ラヴェル作曲の 「ボレロ」をご存知でしょう。
今世紀最高の振付家と言われた、モーリス・ベジャールは、彼の認めたダンサーにだけこの自身が振りつけた演目を踊る事を許しました。
私が初めて観たのは、東京文化会館で1982年ベジャールバレエ団率いた、ベジャールが最も愛したダンサー、ジョルジュ・ドンによる 「ボレロ」でした。
衝撃でした。
巨大な赤い円卓上で一人のカリスマが、20分にもおよぶ静から動へのリズムを、最後絶頂を迎える瞬間まで踊りきる。
その踊りは、生と死、人の愛と性の昇華の感動を 観る者に与えます。
その後続いて、ショナ・ミルクの「ボレロ」を観て以来、ベジャールに大変惹かれ、歌舞伎役者 坂東玉三郎氏との共演の舞台、自身のバレエ団にしか振り付けないベジャール氏が 唯一、東京バレエ団の為に振りつけた、数本の演目も観る機会に恵まれた事は、一昨年末に亡くなったベジャール氏の追悼のあれこれに触れるにつけ 私の感性の一部、大変重要な経験として刻まれているのだと あらためて、思う今日この頃です。
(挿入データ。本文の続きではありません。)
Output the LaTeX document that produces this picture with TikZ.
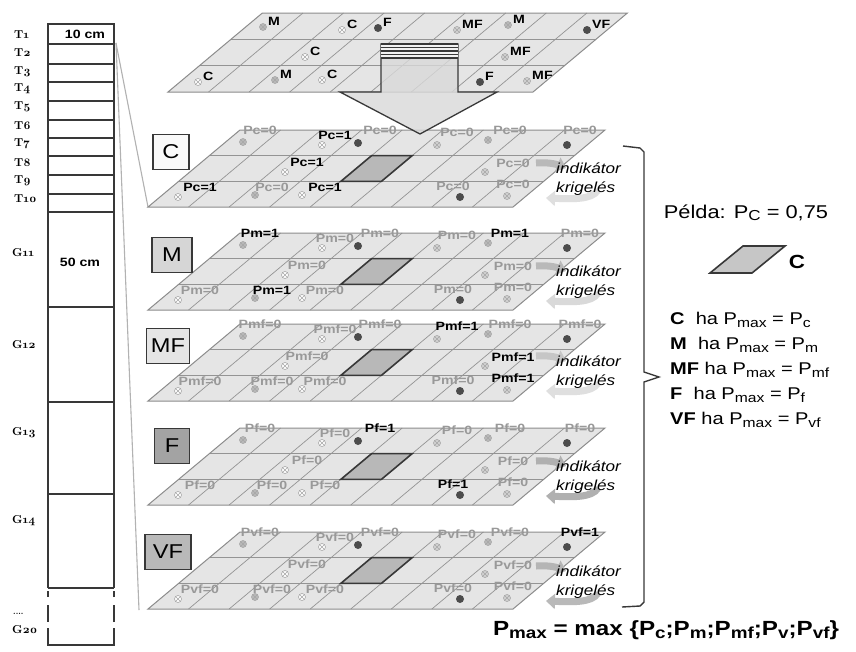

ベジャールのバレエは 美だけでない、人間本来の様々な感情が肉体を通してコンテンポラリーという表現で、愛を伝えていると感じます。これを 哲学・・・と言ったらいいのでしょうか。
100年に一人のダンサーと言われるシルヴィー・ギエムも ベジャールに愛されたダンサーのひとりです。
10数年前にギエム初の「ボレロ」日本公演を、また近年「最後のボレロ」と、銘打って日本縦断して踊ったギエムのボレロも、ドン以来心震える公演でした。
ベジャールが亡くなった今となっては、これ以降「ボレロ」がベジャールのボレロとして 再演される事は無いかとも思われますが、せめて、画面上で観るとすれば、
映画「愛と哀しみのボレロ」は いかがでしょう。
カラヤン、グレンミラー、ヌレエフ、ピアフという4人の芸術家達の激動の人生を描く、4つの都市を舞台にした、壮大な人間ドラマです。
最後の場面では4人がパリのトロカデロ広場に一同に会します。そこに至るまでのストーリー、役柄を演じる俳優達の人選も見所です。
エッフェル塔をバックに ジョルジュ・ドンが踊る 「ボレロ」は圧巻ですよ。
当時は この映画の制作側の名前等を意識せずに劇場に足を運びましたが、監督は、あの「男と女」のクロード・ルルーシュ。
そして、音楽監督はこれまた、「男と女」のフランシス・レイ&ミシェル・ルグラン。
私の人生、感性にもやっぱりつながっています。
さあ、役者は揃いました。 人生を愛を感じる「ボレロ」を 是非お楽しみください!